In the entries below, find the line with "Write the React, TypeScript" and the line with "import * as", then retype both and everything between them exactly. Do not copy the pictures.

=== Supplied data ===
-- Start --

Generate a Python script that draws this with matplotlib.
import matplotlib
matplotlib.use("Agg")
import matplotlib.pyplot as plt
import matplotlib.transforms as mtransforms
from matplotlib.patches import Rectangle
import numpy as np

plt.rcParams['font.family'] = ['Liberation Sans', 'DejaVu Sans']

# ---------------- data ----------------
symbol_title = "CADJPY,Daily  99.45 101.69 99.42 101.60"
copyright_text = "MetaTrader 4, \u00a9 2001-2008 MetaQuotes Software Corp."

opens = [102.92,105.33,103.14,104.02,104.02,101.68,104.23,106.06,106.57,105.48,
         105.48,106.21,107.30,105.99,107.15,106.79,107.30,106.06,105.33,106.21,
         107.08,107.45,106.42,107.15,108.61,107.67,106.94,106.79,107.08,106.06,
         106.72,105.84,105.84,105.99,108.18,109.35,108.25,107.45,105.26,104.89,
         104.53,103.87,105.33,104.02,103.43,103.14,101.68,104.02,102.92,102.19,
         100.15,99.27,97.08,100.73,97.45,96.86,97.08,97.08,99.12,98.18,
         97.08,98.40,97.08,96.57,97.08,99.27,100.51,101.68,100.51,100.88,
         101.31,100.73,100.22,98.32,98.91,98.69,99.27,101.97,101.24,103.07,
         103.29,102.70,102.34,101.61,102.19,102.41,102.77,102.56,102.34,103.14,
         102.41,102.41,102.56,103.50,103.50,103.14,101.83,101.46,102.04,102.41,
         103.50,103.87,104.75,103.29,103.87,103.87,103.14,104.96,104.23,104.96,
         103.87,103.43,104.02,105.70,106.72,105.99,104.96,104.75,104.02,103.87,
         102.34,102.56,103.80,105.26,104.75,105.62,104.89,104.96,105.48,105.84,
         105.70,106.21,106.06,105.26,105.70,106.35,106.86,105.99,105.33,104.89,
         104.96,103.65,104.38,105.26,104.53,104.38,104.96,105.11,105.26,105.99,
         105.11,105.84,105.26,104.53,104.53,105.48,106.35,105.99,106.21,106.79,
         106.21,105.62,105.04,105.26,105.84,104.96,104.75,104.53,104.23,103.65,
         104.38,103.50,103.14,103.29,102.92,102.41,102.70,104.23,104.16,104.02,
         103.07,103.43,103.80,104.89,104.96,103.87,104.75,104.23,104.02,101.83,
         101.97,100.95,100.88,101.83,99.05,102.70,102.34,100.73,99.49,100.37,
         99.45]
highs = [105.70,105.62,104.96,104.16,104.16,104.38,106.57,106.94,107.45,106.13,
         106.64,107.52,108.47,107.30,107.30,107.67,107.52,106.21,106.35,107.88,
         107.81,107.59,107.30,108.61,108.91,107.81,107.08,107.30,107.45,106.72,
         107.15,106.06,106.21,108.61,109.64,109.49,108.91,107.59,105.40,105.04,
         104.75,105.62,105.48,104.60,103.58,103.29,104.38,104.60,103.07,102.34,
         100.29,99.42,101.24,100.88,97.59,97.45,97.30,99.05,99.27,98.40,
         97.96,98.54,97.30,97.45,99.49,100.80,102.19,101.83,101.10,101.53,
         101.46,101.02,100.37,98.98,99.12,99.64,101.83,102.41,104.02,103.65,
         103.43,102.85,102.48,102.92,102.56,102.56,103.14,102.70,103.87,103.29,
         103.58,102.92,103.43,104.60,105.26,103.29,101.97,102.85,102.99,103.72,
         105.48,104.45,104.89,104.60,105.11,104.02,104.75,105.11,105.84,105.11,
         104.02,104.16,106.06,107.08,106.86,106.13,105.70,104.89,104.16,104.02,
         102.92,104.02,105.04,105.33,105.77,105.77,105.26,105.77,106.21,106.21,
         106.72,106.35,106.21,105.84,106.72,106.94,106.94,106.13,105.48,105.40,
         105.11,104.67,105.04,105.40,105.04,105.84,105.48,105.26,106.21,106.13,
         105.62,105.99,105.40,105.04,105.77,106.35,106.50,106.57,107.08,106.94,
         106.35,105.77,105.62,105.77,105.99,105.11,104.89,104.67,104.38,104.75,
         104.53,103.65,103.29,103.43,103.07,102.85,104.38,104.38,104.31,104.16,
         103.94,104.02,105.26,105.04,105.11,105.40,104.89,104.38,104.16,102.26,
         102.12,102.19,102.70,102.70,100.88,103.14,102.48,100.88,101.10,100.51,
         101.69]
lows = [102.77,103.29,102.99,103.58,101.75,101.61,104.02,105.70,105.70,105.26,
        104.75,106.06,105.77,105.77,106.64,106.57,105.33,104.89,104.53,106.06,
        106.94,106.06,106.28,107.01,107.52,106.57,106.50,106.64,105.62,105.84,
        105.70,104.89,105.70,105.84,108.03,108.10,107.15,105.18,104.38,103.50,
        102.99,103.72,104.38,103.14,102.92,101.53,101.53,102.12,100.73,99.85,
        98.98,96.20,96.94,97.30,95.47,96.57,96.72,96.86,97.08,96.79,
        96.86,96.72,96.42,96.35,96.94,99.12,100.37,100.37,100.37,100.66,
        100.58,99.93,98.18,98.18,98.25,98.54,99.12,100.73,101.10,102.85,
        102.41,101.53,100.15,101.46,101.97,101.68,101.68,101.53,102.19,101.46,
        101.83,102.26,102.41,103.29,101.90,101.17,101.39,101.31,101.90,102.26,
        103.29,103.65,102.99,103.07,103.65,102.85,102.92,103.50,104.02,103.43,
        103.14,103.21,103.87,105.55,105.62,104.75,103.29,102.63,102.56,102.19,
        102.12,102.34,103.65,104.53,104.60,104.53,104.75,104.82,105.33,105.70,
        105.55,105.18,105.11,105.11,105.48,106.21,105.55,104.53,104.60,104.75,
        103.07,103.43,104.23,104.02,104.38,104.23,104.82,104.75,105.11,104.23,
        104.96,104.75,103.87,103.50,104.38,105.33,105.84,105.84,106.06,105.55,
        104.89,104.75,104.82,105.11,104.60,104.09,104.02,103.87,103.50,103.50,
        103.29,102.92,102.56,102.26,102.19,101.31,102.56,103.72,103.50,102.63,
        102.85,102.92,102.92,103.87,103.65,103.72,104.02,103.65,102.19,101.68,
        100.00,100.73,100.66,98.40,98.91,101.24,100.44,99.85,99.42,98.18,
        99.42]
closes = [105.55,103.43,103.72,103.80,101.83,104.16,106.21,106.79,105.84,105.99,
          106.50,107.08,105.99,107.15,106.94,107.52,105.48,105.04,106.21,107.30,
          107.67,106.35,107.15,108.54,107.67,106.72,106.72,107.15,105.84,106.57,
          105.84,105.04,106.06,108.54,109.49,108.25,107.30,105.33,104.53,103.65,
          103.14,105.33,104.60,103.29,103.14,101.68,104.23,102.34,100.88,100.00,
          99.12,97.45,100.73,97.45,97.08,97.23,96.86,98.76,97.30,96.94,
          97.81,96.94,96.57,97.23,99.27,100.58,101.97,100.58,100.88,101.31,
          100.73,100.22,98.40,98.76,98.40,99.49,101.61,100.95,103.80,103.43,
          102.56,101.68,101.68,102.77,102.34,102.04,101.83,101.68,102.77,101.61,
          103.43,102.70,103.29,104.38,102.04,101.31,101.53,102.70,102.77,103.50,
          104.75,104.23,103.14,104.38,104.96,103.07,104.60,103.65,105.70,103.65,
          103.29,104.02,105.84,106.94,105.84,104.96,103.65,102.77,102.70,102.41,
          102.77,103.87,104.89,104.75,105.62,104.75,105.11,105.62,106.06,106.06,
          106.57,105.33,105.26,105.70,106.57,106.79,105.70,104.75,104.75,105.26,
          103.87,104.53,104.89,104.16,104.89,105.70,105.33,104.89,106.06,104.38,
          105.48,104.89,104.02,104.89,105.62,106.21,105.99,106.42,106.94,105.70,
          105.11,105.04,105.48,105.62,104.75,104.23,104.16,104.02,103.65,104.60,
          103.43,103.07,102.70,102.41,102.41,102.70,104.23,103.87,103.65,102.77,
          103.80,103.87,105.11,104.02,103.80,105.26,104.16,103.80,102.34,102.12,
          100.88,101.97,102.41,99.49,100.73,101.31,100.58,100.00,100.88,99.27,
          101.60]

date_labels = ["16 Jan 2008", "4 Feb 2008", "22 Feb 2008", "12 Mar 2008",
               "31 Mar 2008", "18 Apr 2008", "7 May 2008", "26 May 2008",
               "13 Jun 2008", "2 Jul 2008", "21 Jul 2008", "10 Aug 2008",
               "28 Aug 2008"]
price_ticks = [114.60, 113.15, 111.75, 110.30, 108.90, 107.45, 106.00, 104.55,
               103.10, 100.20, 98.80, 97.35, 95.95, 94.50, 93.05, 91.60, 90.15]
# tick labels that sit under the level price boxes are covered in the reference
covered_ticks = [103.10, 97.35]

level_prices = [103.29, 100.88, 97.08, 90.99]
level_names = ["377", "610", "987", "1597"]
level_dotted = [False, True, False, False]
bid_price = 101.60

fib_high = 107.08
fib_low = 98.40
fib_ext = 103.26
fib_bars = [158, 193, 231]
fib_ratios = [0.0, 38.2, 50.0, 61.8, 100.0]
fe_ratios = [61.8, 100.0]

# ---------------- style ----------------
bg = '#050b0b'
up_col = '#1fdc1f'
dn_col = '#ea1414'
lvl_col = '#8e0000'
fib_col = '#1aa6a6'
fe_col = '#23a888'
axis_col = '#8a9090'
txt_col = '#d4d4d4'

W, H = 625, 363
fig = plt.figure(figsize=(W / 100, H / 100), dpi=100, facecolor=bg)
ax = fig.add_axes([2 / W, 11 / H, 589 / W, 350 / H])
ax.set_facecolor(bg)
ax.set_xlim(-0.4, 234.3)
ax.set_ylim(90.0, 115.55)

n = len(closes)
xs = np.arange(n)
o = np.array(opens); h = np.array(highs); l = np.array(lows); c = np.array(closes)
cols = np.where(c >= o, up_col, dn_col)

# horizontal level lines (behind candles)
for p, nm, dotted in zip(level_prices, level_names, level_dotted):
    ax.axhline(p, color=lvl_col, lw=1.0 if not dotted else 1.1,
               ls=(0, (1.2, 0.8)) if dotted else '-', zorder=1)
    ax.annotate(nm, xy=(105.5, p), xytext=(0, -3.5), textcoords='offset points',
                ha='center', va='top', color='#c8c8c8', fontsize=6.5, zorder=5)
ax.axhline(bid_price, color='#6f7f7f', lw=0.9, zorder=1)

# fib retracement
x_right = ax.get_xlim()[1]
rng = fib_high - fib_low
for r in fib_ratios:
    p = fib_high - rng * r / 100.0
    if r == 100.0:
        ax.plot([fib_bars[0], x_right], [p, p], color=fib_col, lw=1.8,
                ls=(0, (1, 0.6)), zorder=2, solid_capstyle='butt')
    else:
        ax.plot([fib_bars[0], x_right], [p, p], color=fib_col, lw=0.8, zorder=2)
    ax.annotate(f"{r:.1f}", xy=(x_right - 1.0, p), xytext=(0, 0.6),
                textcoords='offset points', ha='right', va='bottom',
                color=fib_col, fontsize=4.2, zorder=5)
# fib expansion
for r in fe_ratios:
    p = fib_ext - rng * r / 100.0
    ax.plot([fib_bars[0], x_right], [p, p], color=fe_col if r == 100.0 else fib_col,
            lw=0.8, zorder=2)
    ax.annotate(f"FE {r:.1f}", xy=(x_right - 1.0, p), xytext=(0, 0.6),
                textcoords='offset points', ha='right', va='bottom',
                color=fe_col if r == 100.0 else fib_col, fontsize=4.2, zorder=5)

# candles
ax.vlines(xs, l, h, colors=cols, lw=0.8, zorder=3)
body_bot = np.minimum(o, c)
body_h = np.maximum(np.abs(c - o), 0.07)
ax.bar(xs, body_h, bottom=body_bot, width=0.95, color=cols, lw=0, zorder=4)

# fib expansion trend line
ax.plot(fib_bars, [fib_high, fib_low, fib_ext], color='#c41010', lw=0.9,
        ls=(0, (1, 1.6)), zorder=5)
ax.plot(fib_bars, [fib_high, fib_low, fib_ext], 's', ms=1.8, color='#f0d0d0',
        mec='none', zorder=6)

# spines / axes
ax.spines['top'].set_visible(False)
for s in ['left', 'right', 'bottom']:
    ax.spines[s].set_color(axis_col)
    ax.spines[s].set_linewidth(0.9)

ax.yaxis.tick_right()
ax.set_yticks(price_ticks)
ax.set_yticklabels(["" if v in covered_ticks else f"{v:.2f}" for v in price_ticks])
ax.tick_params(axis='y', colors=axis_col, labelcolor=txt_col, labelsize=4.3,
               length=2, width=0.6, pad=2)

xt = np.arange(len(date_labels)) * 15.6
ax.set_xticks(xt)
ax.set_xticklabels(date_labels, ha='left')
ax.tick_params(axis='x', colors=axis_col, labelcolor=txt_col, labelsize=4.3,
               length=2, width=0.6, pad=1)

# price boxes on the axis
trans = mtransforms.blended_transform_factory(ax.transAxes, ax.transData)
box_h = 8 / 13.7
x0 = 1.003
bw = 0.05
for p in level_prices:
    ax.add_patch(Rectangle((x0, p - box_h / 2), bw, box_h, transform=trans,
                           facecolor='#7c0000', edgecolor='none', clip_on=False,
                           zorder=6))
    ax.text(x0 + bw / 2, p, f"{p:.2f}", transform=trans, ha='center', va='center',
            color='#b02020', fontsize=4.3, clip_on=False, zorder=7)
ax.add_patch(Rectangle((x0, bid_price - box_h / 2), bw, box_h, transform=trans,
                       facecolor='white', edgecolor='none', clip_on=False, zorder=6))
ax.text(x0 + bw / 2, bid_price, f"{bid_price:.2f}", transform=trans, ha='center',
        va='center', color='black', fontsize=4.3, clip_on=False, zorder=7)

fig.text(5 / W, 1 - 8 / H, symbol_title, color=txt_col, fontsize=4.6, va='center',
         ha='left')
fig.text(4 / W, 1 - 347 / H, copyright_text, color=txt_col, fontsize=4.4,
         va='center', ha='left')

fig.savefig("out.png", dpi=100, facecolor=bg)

-- End --
-- Start --

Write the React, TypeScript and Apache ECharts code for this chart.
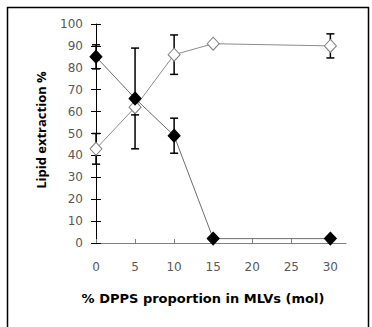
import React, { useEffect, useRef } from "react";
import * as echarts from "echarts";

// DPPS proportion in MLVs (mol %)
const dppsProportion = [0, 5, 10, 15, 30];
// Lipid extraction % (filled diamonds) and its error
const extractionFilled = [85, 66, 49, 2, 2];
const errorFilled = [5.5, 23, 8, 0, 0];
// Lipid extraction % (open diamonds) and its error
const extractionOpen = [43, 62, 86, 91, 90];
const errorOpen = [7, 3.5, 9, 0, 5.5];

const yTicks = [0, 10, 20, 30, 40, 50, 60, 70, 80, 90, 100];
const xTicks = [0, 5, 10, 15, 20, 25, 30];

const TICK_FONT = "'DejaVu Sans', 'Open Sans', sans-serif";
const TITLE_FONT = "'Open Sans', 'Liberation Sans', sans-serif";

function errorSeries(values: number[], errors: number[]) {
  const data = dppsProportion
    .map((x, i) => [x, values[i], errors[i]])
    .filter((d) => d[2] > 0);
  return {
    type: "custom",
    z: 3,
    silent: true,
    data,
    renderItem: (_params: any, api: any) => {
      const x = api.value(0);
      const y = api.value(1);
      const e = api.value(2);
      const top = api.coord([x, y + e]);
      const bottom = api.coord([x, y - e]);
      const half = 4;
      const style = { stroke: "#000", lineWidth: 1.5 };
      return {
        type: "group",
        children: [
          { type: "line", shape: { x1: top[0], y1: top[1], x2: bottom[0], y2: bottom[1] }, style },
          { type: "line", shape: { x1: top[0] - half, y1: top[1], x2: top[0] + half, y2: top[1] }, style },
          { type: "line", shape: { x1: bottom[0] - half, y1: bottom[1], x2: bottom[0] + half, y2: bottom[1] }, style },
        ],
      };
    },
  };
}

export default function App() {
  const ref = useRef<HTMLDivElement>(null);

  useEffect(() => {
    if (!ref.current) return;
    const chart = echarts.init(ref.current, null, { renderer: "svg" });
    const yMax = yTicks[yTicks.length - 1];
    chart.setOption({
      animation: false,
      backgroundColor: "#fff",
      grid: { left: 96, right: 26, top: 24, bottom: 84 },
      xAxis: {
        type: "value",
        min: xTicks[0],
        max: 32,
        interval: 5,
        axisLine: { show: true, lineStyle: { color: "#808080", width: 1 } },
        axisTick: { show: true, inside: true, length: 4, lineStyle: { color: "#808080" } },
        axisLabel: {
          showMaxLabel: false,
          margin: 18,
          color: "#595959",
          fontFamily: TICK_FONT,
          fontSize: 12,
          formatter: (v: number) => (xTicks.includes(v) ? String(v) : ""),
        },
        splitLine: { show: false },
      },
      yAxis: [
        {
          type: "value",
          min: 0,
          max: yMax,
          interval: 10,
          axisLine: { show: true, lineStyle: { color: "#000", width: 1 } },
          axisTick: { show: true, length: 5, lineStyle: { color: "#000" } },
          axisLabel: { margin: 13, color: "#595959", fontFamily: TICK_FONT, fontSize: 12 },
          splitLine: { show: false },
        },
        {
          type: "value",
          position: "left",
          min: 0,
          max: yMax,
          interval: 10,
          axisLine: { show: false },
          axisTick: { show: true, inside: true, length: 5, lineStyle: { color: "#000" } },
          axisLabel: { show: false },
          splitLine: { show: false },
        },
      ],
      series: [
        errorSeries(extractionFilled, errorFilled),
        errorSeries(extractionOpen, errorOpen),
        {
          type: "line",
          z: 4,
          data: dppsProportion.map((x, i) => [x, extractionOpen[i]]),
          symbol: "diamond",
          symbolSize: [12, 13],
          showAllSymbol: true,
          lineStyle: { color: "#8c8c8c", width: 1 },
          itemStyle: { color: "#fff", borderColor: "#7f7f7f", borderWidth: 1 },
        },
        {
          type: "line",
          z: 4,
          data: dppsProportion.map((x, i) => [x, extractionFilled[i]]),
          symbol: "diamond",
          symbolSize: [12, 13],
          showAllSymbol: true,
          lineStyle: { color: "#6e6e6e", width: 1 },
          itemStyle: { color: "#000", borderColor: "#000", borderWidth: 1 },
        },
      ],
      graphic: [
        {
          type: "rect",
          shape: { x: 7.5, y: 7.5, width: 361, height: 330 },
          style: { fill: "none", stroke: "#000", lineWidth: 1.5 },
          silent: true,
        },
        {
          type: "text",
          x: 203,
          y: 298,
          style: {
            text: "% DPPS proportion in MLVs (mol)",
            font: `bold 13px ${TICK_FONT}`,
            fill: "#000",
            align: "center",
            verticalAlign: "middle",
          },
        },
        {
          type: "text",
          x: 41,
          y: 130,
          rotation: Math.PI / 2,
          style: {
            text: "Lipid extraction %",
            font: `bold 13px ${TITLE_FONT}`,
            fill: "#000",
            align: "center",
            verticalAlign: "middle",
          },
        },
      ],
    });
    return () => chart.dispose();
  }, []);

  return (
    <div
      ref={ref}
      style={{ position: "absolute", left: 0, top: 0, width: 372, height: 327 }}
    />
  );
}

-- End --

=== Response to the task ===
Write the React, TypeScript and Apache ECharts code for this chart.
import React, { useEffect, useRef } from "react";
import * as echarts from "echarts";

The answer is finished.